Rencontre avec Laurent Kobler, brasseur autodidacte et créateur de La Châouette, une bière artisanale révélatrice de la richesse du terroir lorrain.
C’est à Saizerais, chez lui, que Laurent Kobler nous accueille. Quoi de plus normal d’ailleurs, puisque c’est là, au rez-de-chaussée de sa maison, que ce quadra souriant, formateur au lycée agricole de Toul, brasse sa propre bière artisanale depuis plus de dix ans.
L’homme est un passionné et un amateur de bières « particulières » comme il le dit lui-même. La sienne, La Châouette, c’est pourtant un peu par hasard qu’elle est née. « Un jour, je feuilletais une des toutes premières éditions du Larousse agricole. Un vieil ouvrage plus proche du ‘livre de vie’ que du dictionnaire. Et je suis tombé sur un article qui expliquait comment faire une ‘bière fermière’ très simplement. L’idée me faisait envie alors j’ai voulu d’essayer » se souvient Laurent. Et même si la fameuse « bière fermière » s’est révélée être plus proche du « breuvage fermenté » que d’une « véritable bière », la tentative l’a séduit. Il décide alors de recommencer et se renseigne sur les possibilités de brasser à l’aide de recettes plus actuelles.

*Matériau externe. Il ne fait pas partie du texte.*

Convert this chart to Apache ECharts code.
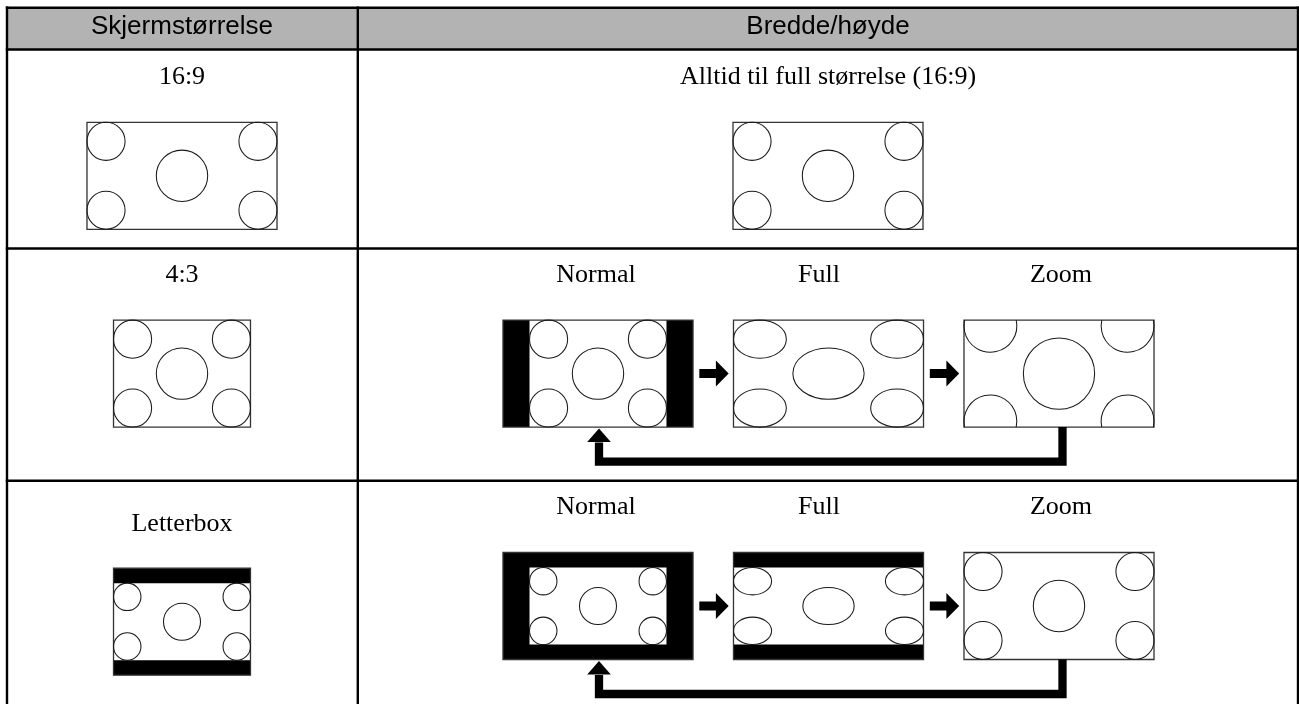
<!DOCTYPE html>
<html>
<head>
<meta charset="utf-8">
<script src="https://cdn.jsdelivr.net/npm/echarts@6/dist/echarts.min.js"></script>
<style>html,body{margin:0;padding:0;background:#fff;}#c{width:1299px;height:704px;}</style>
</head>
<body>
<div id="c"></div>
<script>
// ================= DATA =================
const headerLabels = ['Skjermstørrelse', 'Bredde/høyde'];
const formatLabels = ['16:9', '4:3', 'Letterbox'];
const modeLabels = ['Normal', 'Full', 'Zoom'];
const fixedModeLabel = 'Alltid til full størrelse (16:9)';
// picture shapes (width / height) as drawn
const aspectNames = ['16:9', '4:3'];
const aspectValues = [1.776, 1.28];
// per row: aspect of the incoming signal and of the picture it carries
const rowSignalAspect = ['16:9', '4:3', '4:3'];
const rowContentAspect = ['16:9', '4:3', '16:9'];
// how each display mode places a 4:3 signal on the 16:9 screen
const modeFit = ['pillarbox', 'stretch', 'crop'];
// test pattern circle radii, relative to picture height: [corner, centre]
const patternRadii = [0.178, 0.24];

// ================= LAYOUT =================
const W = 1299, H = 704;
const L = {
  tableLeft: 7, tableRight: 1298, tableTop: 7.7, headerBottom: 49.5,
  rowLines: [248.5, 480.7], colDiv: 357.8, tableBottom: 704,
  col1X: 182, col2X: 828,
  headerY: 26.4,
  rowLabelY: [77.2, 275.5, 523.9],
  modeLabelY: [null, 275.5, 507.2],
  modeLabelX: [596, 819, 1061],
  srcPicY: [175.8, 373.6, 621.7],
  picY: [175.8, 373.6, 606],
  modePicX: [598, 828.5, 1059],
  picH: 107,
  lineW: 2.4
};

function aspectOf(n) { return aspectValues[aspectNames.indexOf(n)]; }

// pictures
const pictures = [];
formatLabels.forEach((f, r) => {
  pictures.push({ x: L.col1X, y: L.srcPicY[r], frame: rowSignalAspect[r], fit: 'native',
                  signal: rowSignalAspect[r], content: rowContentAspect[r] });
});
pictures.push({ x: L.col2X, y: L.picY[0], frame: '16:9', fit: 'native', signal: '16:9', content: '16:9' });
[1, 2].forEach(r => modeLabels.forEach((m, i) => {
  pictures.push({ x: L.modePicX[i], y: L.picY[r], frame: '16:9', fit: modeFit[i],
                  signal: rowSignalAspect[r], content: rowContentAspect[r], row: r, mode: i });
}));

// labels
const labels = [];
headerLabels.forEach((t, i) => labels.push({ x: i === 0 ? L.col1X : L.col2X, y: L.headerY, text: t, sans: true }));
formatLabels.forEach((t, r) => labels.push({ x: L.col1X, y: L.rowLabelY[r], text: t }));
labels.push({ x: L.col2X, y: L.rowLabelY[0], text: fixedModeLabel });
[1, 2].forEach(r => modeLabels.forEach((t, i) => labels.push({ x: L.modeLabelX[i], y: L.modeLabelY[r], text: t })));

// arrows (mode cycle per row with selectable modes)
const cycleRows = [1, 2];

const chart = echarts.init(document.getElementById('c'));

function mk(api) {
  const P = (x, y) => api.coord([x, y]);
  const rect = (x0, y0, x1, y1, style) => {
    const a = P(x0, y0), b = P(x1, y1);
    return { type: 'rect', shape: { x: Math.min(a[0], b[0]), y: Math.min(a[1], b[1]), width: Math.abs(b[0] - a[0]), height: Math.abs(b[1] - a[1]) }, style: style };
  };
  const line = (x0, y0, x1, y1, style) => {
    const a = P(x0, y0), b = P(x1, y1);
    return { type: 'line', shape: { x1: a[0], y1: a[1], x2: b[0], y2: b[1] }, style: style };
  };
  return { P, rect, line };
}

function renderTable(params, api) {
  const { rect, line } = mk(api);
  const st = { stroke: '#000', lineWidth: L.lineW };
  const ch = [];
  ch.push(rect(L.tableLeft, L.tableTop, L.tableRight, L.headerBottom, { fill: '#b3b3b3' }));
  [L.tableTop, L.headerBottom].concat(L.rowLines).forEach(y => ch.push(line(L.tableLeft - 1.2, y, L.tableRight + 1.2, y, st)));
  [L.tableLeft, L.colDiv, L.tableRight].forEach(x => ch.push(line(x, L.tableTop - 1.2, x, L.tableBottom, st)));
  return { type: 'group', children: ch };
}

function renderLabel(params, api) {
  const d = labels[params.dataIndex];
  const p = api.coord([d.x, d.y]);
  return {
    type: 'text', x: p[0], y: p[1],
    style: {
      text: d.text, fill: '#000', align: 'center', verticalAlign: 'middle',
      font: d.sans ? '26px "Liberation Sans", Arial, sans-serif' : '26px "Liberation Serif", "Times New Roman", serif'
    }
  };
}

function circleEl(api, cx, cy, rx, ry, top, bottom) {
  const p = api.coord([cx, cy]);
  const sx = api.size([rx, 0])[0], sy = api.size([ry, 0])[0];
  const style = { stroke: '#1a1a1a', lineWidth: 1.05, fill: null };
  if (Math.abs(rx - ry) > 0.01) {
    return { type: 'ellipse', shape: { cx: p[0], cy: p[1], rx: sx, ry: sy }, style: style };
  }
  if (cy - ry < top - 0.01) {
    const a = Math.asin((top - cy) / ry);
    return { type: 'arc', shape: { cx: p[0], cy: p[1], r: sx, startAngle: a, endAngle: Math.PI - a, clockwise: true }, style: style };
  }
  if (cy + ry > bottom + 0.01) {
    const a = Math.asin((bottom - cy) / ry);
    return { type: 'arc', shape: { cx: p[0], cy: p[1], r: sx, startAngle: Math.PI - a, endAngle: 2 * Math.PI + a, clockwise: true }, style: style };
  }
  return { type: 'circle', shape: { cx: p[0], cy: p[1], r: sx }, style: style };
}

function renderPicture(params, api) {
  const pic = pictures[params.dataIndex];
  const { rect } = mk(api);
  const fh = L.picH, fw = fh * aspectOf(pic.frame);
  const as = aspectOf(pic.signal), ac = aspectOf(pic.content);
  let sw, sh;
  if (pic.fit === 'native' || pic.fit === 'stretch') { sw = fw; sh = fh; }
  else if (pic.fit === 'pillarbox') { sh = fh; sw = fh * as; }
  else { sw = fw; sh = fw / as; }
  const cw = sw, chh = sh * as / ac;
  const fx0 = pic.x - fw / 2, fy0 = pic.y - fh / 2, fx1 = fx0 + fw, fy1 = fy0 + fh;
  const cx0 = pic.x - cw / 2, cy0 = pic.y - chh / 2;
  const vy0 = Math.max(cy0, fy0), vy1 = Math.min(cy0 + chh, fy1);
  const ch = [];
  ch.push(rect(fx0, fy0, fx1, fy1, { fill: '#000' }));
  ch.push(rect(cx0, vy0, cx0 + cw, vy1, { fill: '#fff' }));
  ch.push(rect(fx0, fy0, fx1, fy1, { fill: null, stroke: '#333', lineWidth: 1.3 }));
  // test pattern
  const ux = cw / ac, uy = chh;
  const rc = patternRadii[0], rm = patternRadii[1];
  const pts = [[rc, rc, rc], [ac - rc, rc, rc], [rc, 1 - rc, rc], [ac - rc, 1 - rc, rc], [ac / 2, 0.5, rm]];
  pts.forEach(c => {
    ch.push(circleEl(api, cx0 + c[0] * ux, cy0 + c[1] * uy, c[2] * ux, c[2] * uy, fy0, fy1));
  });
  return { type: 'group', children: ch };
}

function renderArrows(params, api) {
  const r = cycleRows[params.dataIndex];
  const P = (x, y) => api.coord([x, y]);
  const fh = L.picH, fw = fh * aspectOf('16:9');
  const y = L.picY[r];
  const ch = [];
  // forward arrows between consecutive modes
  for (let i = 0; i < modeLabels.length - 1; i++) {
    const x0 = L.modePicX[i] + fw / 2 + 6.3, x1 = L.modePicX[i + 1] - fw / 2 - 4.8;
    const hx = x1 - 12.8;
    const pts = [[x0, y - 4.5], [hx, y - 4.5], [hx, y - 13], [x1, y], [hx, y + 13], [hx, y + 4.5], [x0, y + 4.5]].map(p => P(p[0], p[1]));
    ch.push({ type: 'polygon', shape: { points: pts }, style: { fill: '#000' } });
  }
  // return arrow from last mode back to first
  const bottom = y + fh / 2;
  const xr = L.modePicX[2] + 3.5, xl = L.modePicX[0] + 1, yb = bottom + 34.5;
  const headBase = bottom + 15, tip = bottom + 1.5;
  ch.push({ type: 'polyline', shape: { points: [P(xr, bottom), P(xr, yb), P(xl, yb), P(xl, headBase + 0.5)] },
            style: { stroke: '#000', lineWidth: 8.3, fill: null, lineJoin: 'miter', lineCap: 'butt' } });
  ch.push({ type: 'polygon', shape: { points: [P(xl - 11.8, headBase), P(xl, tip), P(xl + 11.8, headBase)] }, style: { fill: '#000' } });
  return { type: 'group', children: ch };
}

const option = {
  backgroundColor: '#fff',
  animation: false,
  grid: { left: 0, right: 0, top: 0, bottom: 0 },
  xAxis: { type: 'value', min: 0, max: W, show: false },
  yAxis: { type: 'value', min: 0, max: H, inverse: true, show: false },
  series: [
    { type: 'custom', name: 'table', clip: false, z: 1, data: [[0, 0]], renderItem: renderTable },
    { type: 'custom', name: 'pictures', clip: false, z: 2, data: pictures.map(p => [p.x, p.y]), renderItem: renderPicture },
    { type: 'custom', name: 'arrows', clip: false, z: 2, data: cycleRows.map(r => [0, L.picY[r]]), renderItem: renderArrows },
    { type: 'custom', name: 'labels', clip: false, z: 3, data: labels.map(d => [d.x, d.y]), renderItem: renderLabel }
  ]
};
chart.setOption(option);
</script>
</body>
</html>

Sa première « vraie » bière, Laurent l’obtient à partir d’une « bière en Kit » et avec l’aide d’un ami, Michel Dardenne, qui possède des connaissances en agro-alimentaire. Le résultat est satisfaisant mais il veut aller plus loin. Le brasseur s’affirme peu à peu, soutenu dans ses projets par sa femme Victoire, exploitante agricole. Il continue donc sur sa lancée, toujours avec des bières en Kit, se chargeant désormais du houblonnage (étape de fabrication qui consiste à faire bouillir le houblon dans le moût pour l’aromatiser). « Et puis avec le temps nous sommes passés à l’étape supérieure. On a été encouragé par les proches mais aussi par le milieu brassicole. J’ai alors commencé à m’équiper pour pouvoir maîtriser toutes les étapes de fabrication : brassage, houblonnage, fermentation… »
Une bière typée
De fil en aiguille, Laurent brasse de plus grandes quantités jusqu’à atteindre les 5 hectolitres par an. Sa production artisanale commence à prendre de l’ampleur et il décide de franchir un cap. Faire de la bière est devenu plus qu’un passe-temps et il choisit de fonder la Brasserie Artisanale de la Châouette en complément de l’activité de production horticole de sa femme. Sa motivation n’est évidemment pas financière mais Laurent y voit « la possibilité d’assouvir une passion tout en gagnant un peu d’argent. Et puis vendre sa bière, c’est aussi se confronter à l’avis des gens au-delà des proches ».
Aujourd’hui, Victoire et Laurent produisent une bière pur malt de qualité, très typée, à raison de 90 hectolitres par an. Et La Châouette se décline en trois variétés : une blonde, une ambrée et une blanche. « On a choisi de garder un seul nom pour les trois types de bière, c’est une manière d’affirmer notre identité. La Châouette désigne un habitant de Saizerais en patois… Notre nom montre notre ancrage local. Quand ils boivent notre bière, les gens savent qu’elle vient d’ici ! », explique Laurent. L’aventure familiale fonctionne d’ailleurs en circuit court, sur un réseau de distribution de produits du terroir et travaille avec de nombreux petits producteurs locaux. À son échelle, Laurent Kobler nourrit la diversité d’un patrimoine brassicole lorrain riche, dont il vante « la convivialité, l’entraide et la passion véritable ». L’homme n’en demande pas plus. Et s’il avoue penser à augmenter un peu sa production, il entend bien rester sur un terrain local dans une logique de mise en valeur de la production régionale. Avec, en filigrane, une volonté de s’ouvrir aux autres et de faire découvrir ce milieu qu’il aime tant. Il suffit de l’entendre raconter son histoire : chez Victoire et Laurent Kobler, la passion se partage comme une bonne bière, autour d’une table entre amis.